Edinburgh Fringe 2025
Readymades
Meltzer und Berlin Theatergruppe

Genre: Clown, Comedy, Puppetry
Venue: Underbelly Cowgate
Festival: Edinburgh Fringe
Low Down
The FringeReview lowdown normally aims to give the reader a pithy summary of the performance being reviewed. And, whilst Readymades is a live-action cartoon with an old-school overhead projector which flicks between shadow puppetry and clown comedy, that doesn’t cover the half of it. Welcome to Planet Bonkers. Read, imagine and admire.
Review
Two figures sit on a stage, either side of a back-lit screen, contemplating. One is examining a bit of plumbing in his hand, a universal “U” bend, the sort used to stop back flushing and odours from a urinal, for example. The other is holding a recorder. He plays and, projected onto the screen, we see a door with a sign. To the gents. The animation follows innumerable steps down into the deep and dark recesses of where ever we are, past pipework that makes the average Heath Robinson cartoon seem simple until, finally, we reach the toilet. And the urinal.
Readymades, created and performed by Levi Meltzer and Sam Berlin, is part narration, part mime, part puppetry, and features a lavatory attendant with artistic leanings and his muse which is, ahem, a urinal. Not any old urinal though. This is a urinal with attitude. And legs too, legs that it uses to escape its dark surroundings to explore the big, wide world.

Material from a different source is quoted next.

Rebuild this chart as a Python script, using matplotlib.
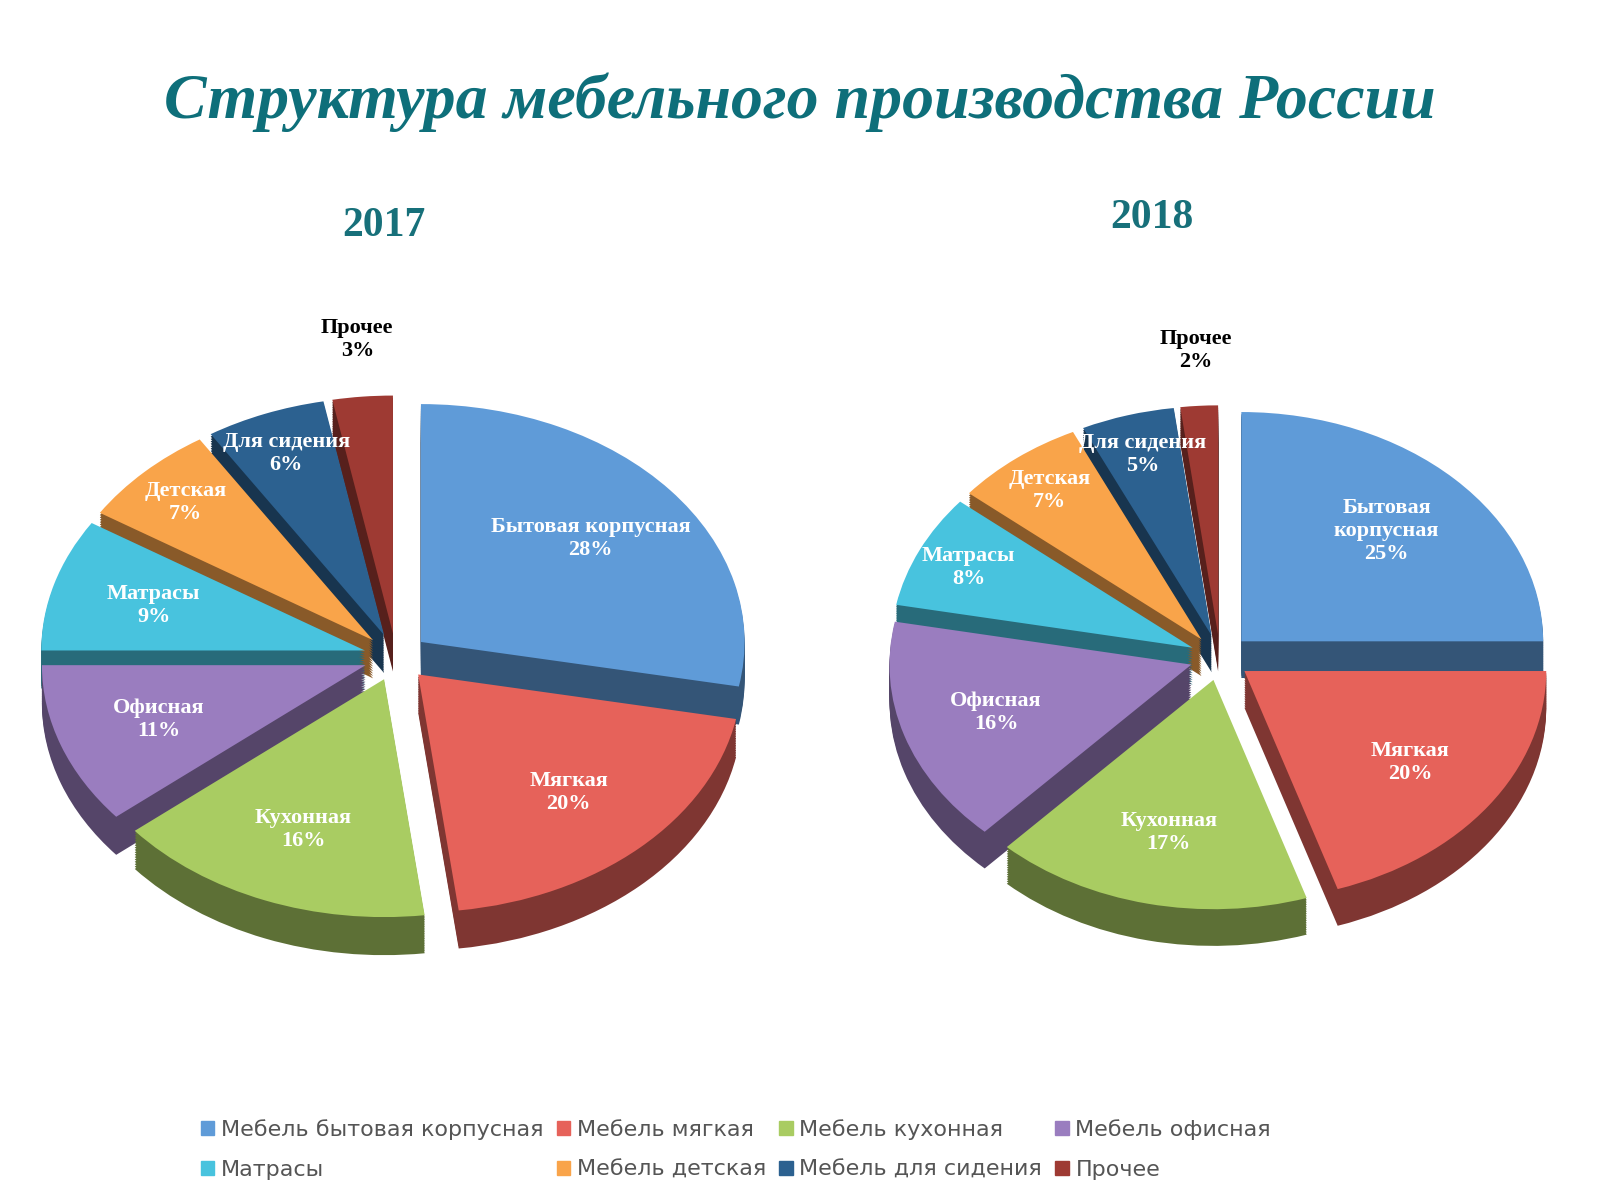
import matplotlib
matplotlib.use("Agg")
import matplotlib.pyplot as plt
from matplotlib.patches import Patch
import numpy as np
import matplotlib.colors as mc

categories = ["Мебель бытовая корпусная", "Мебель мягкая", "Мебель кухонная", "Мебель офисная",
              "Матрасы", "Мебель детская", "Мебель для сидения", "Прочее"]
short_labels = ["Бытовая корпусная", "Мягкая", "Кухонная", "Офисная",
                "Матрасы", "Детская", "Для сидения", "Прочее"]
short_labels_2018 = ["Бытовая\nкорпусная", "Мягкая", "Кухонная", "Офисная",
                     "Матрасы", "Детская", "Для сидения", "Прочее"]
values_2017 = [28, 20, 16, 11, 9, 7, 6, 3]
values_2018 = [25, 20, 17, 16, 8, 7, 5, 2]
colors = ["#5F9BD8", "#E6625A", "#A9CC62", "#9A7DBF", "#48C3DE", "#F9A44A", "#2C6190", "#9E3A33"]

def darker(c, f=0.55):
    r, g, b = mc.to_rgb(c)
    return (r * f, g * f, b * f)

fig = plt.figure(figsize=(16, 12), dpi=100)
fig.text(0.5, 0.915, "Структура мебельного производства России", ha="center", va="center",
         fontsize=46, fontstyle="italic", fontweight="bold", family="Liberation Serif", color="#0E6F7A")

def draw(rect, vals, labels, year, yearpos):
    ax = fig.add_axes(rect)
    explode = [0.1] * len(vals)
    depth = 0.16
    steps = 16
    for k in range(steps, 0, -1):
        ax.pie(vals, colors=[darker(c) for c in colors], startangle=90, counterclock=False,
               explode=explode, center=(0, -depth * k / steps), wedgeprops=dict(linewidth=0))
    wedges, _ = ax.pie(vals, colors=colors, startangle=90, counterclock=False,
                       explode=explode, wedgeprops=dict(linewidth=0))
    for w, lab, v in zip(wedges, labels, vals):
        ang = np.deg2rad((w.theta1 + w.theta2) / 2)
        cx, cy = w.center
        if lab == "Прочее":
            r = 1.17
            ax.text(cx + r * np.cos(ang), cy + r * np.sin(ang) + 0.07, f"{lab}\n{v}%", ha="center", va="center",
                    fontsize=16, fontweight="bold", family="Liberation Serif", color="black")
        else:
            r = 0.68 if v > 8 else 0.82
            ax.text(cx + r * np.cos(ang), cy + r * np.sin(ang), f"{lab}\n{v}%", ha="center", va="center",
                    fontsize=16, fontweight="bold", family="Liberation Serif", color="white")
    ax.set_aspect("auto")
    ax.set_xlim(-1.1, 1.1)
    ax.set_ylim(-1.45, 1.35)
    ax.axis("off")
    fig.text(yearpos[1], yearpos[0], year, ha="center", va="center", fontsize=30,
             fontweight="bold", family="Liberation Serif", color="#17707A")

draw([0.025, 0.165, 0.445, 0.555], values_2017, short_labels, "2017", (0.812, 0.24))
draw([0.555, 0.175, 0.415, 0.535], values_2018, short_labels_2018, "2018", (0.818, 0.72))

order = [0, 4, 1, 5, 2, 6, 3, 7]
handles = [Patch(color=colors[i], label=categories[i]) for i in order]
fig.legend(handles=handles, loc="lower center", bbox_to_anchor=(0.46, 0.0), ncol=4, frameon=False,
           handlelength=0.6, handleheight=0.6, handletextpad=0.3, columnspacing=0.6,
           labelspacing=0.9, labelcolor="#555555", prop={"family": "DejaVu Sans", "size": 16})
fig.savefig("out.png", dpi=100)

So far, so completely absurd. I mean, who’s ever thought of creating an anthropomorphic urinal? Especially one that legs it (literally) from the venue, presumably so it can commence its world tour. And the idea that said urinal engages in correspondence from whatever far flung destination it settles on barely touches the scale in terms of the wackiness endemic to this bizarre and fascinating hour.

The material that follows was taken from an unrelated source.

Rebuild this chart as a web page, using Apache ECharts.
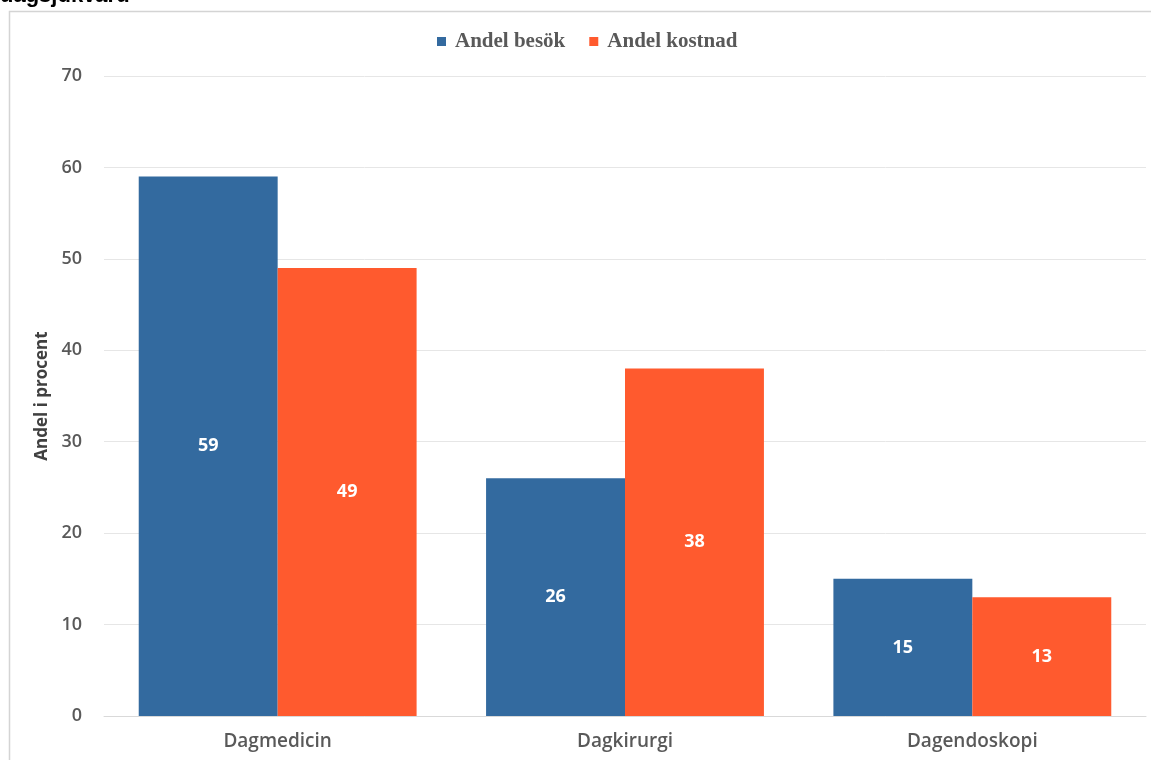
<!DOCTYPE html>
<html><head><meta charset="utf-8">
<style>html,body{margin:0;padding:0;background:#fff;}#c{width:1151px;height:760px;}</style>
<script src="https://cdn.jsdelivr.net/npm/echarts@6/dist/echarts.min.js"></script>
</head><body><div id="c"></div>
<script>
const categories = ['Dagmedicin', 'Dagkirurgi', 'Dagendoskopi'];
const seriesNames = ['Andel besök', 'Andel kostnad'];
const besok = [59, 26, 15];
const kostnad = [49, 38, 13];
const yTicks = { min: 0, max: 70, interval: 10 };

const chart = echarts.init(document.getElementById('c'));
const labelStyle = { show: true, position: 'inside', color: '#fff', fontFamily: 'Open Sans', fontWeight: 'bold', fontSize: 18 };
chart.setOption({
  animation: false,
  graphic: [
    { type: 'rect', shape: { x: 9.5, y: 11.5, width: 1160, height: 760 }, style: { fill: 'none', stroke: '#d4d4d4', lineWidth: 1.5 }, z: 0 },
    { type: 'text', left: 0, top: -15, style: { text: 'dagsjukvård', font: 'bold 22px "Liberation Sans", Arial', fill: '#000' } }
  ],
  legend: {
    top: 26, left: 432, itemWidth: 9, itemHeight: 9, itemGap: 24, icon: 'rect',
    textStyle: { fontFamily: '"Liberation Serif", "Times New Roman", serif', fontWeight: 'bold', fontSize: 21, color: '#595959', padding: [0, 0, 0, 4] },
    data: seriesNames
  },
  grid: { left: 104, right: 5, top: 76, bottom: 44, containLabel: false },
  xAxis: {
    type: 'category', data: categories,
    axisLine: { lineStyle: { color: '#d9d9d9' } }, axisTick: { show: false },
    axisLabel: { fontFamily: 'Open Sans', fontWeight: 600, fontSize: 19, color: '#595959', margin: 16 }
  },
  yAxis: {
    type: 'value', min: yTicks.min, max: yTicks.max, interval: yTicks.interval,
    name: 'Andel i procent', nameLocation: 'middle', nameGap: 52, nameRotate: 90,
    nameTextStyle: { fontFamily: 'Open Sans', fontWeight: 'bold', fontSize: 17, color: '#404040' },
    axisLine: { show: false }, axisTick: { show: false },
    axisLabel: { fontFamily: 'Open Sans', fontWeight: 600, fontSize: 18, color: '#595959', margin: 22 },
    splitLine: { lineStyle: { color: '#e6e6e6' } }
  },
  series: [
    { name: seriesNames[0], type: 'bar', data: besok, barGap: '0%', barCategoryGap: '20%', itemStyle: { color: '#336a9f' }, label: labelStyle },
    { name: seriesNames[1], type: 'bar', data: kostnad, itemStyle: { color: '#ff5a2e' }, label: labelStyle }
  ]
});
</script></body></html>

That’s what makes this show so hard to describe. The multiple idea juxtapositions, for example. An audience member who is somehow persuaded to use the urinal on stage, to accompanying sound effects of course, with the sublime, ethereal shadow puppetry that’s a major element of the show is hard to fathom. The beautifully British game show “Where We Wee” opposite a French allotment holder with an apparent obsession with cabbages – que se passe-t-il?
You’re really not sure where the story is going next, so many are the whimsical diversions that Metzer embarks on. His ability to work an audience and to land a punchline are never in doubt. He’s not afraid to pause and let the audience catch up either. He also goes off script at the drop of a hat. And engages with the audience – the poor soul who needed to leave the show briefly (bladder perhaps straining as a result of the onstage activities of our “volunteer”) must have wished they’d just sat still and crossed their legs. At times it felt a bit like ideas overload but, if you’re happy to run with that, it all kind of works. Just.
Metzer and Berlin have taken quite a punt with this piece of, I guess, performance art that incorporates clowning, mime, improv, interaction and a whole lot of the immersive, particularly for those sitting in the eyeline of Metzer. He has this uncanny knack of being able to persuade intelligent, perfectly rational human beings to do things so far out of their comfort zones that you’d have thought they’d been smoking something pretty weird before they entered the eerie confines of Underbelly Cowgate’s Delhi Belly.
Berlin says little but what he does is as dry as a desert, yet laced with pathos and humour, sometimes both at the same time. Berlin played a variety of vignettes to support Metzer’s central character and each is executed with aplomb. He’s also the main puppeteer, at which he excels, each character taking on a life of its own as it dances across the screen. The intricacy of each small movement must have taken an age to devise and learn and it’s a stand out part of the show.
Supporting the action on stage are some very cleverly scripted (and executed) sound and lighting effects. Metzer, in particular, has regular interaction with the techie, relying on split second delivery of the effect to tie in with his movements on stage.
This is an exciting piece of theatre with a lot of potential. There’s a strong central story line, really clever, detailed, expressive shadow puppetry, humour, pathos, a reflective, poignant denouement and much silliness. If you’re happy to run with the performers, they’ll take your imagination to places you possibly didn’t know existed. For that reason alone, this is work that’s worth seeking out.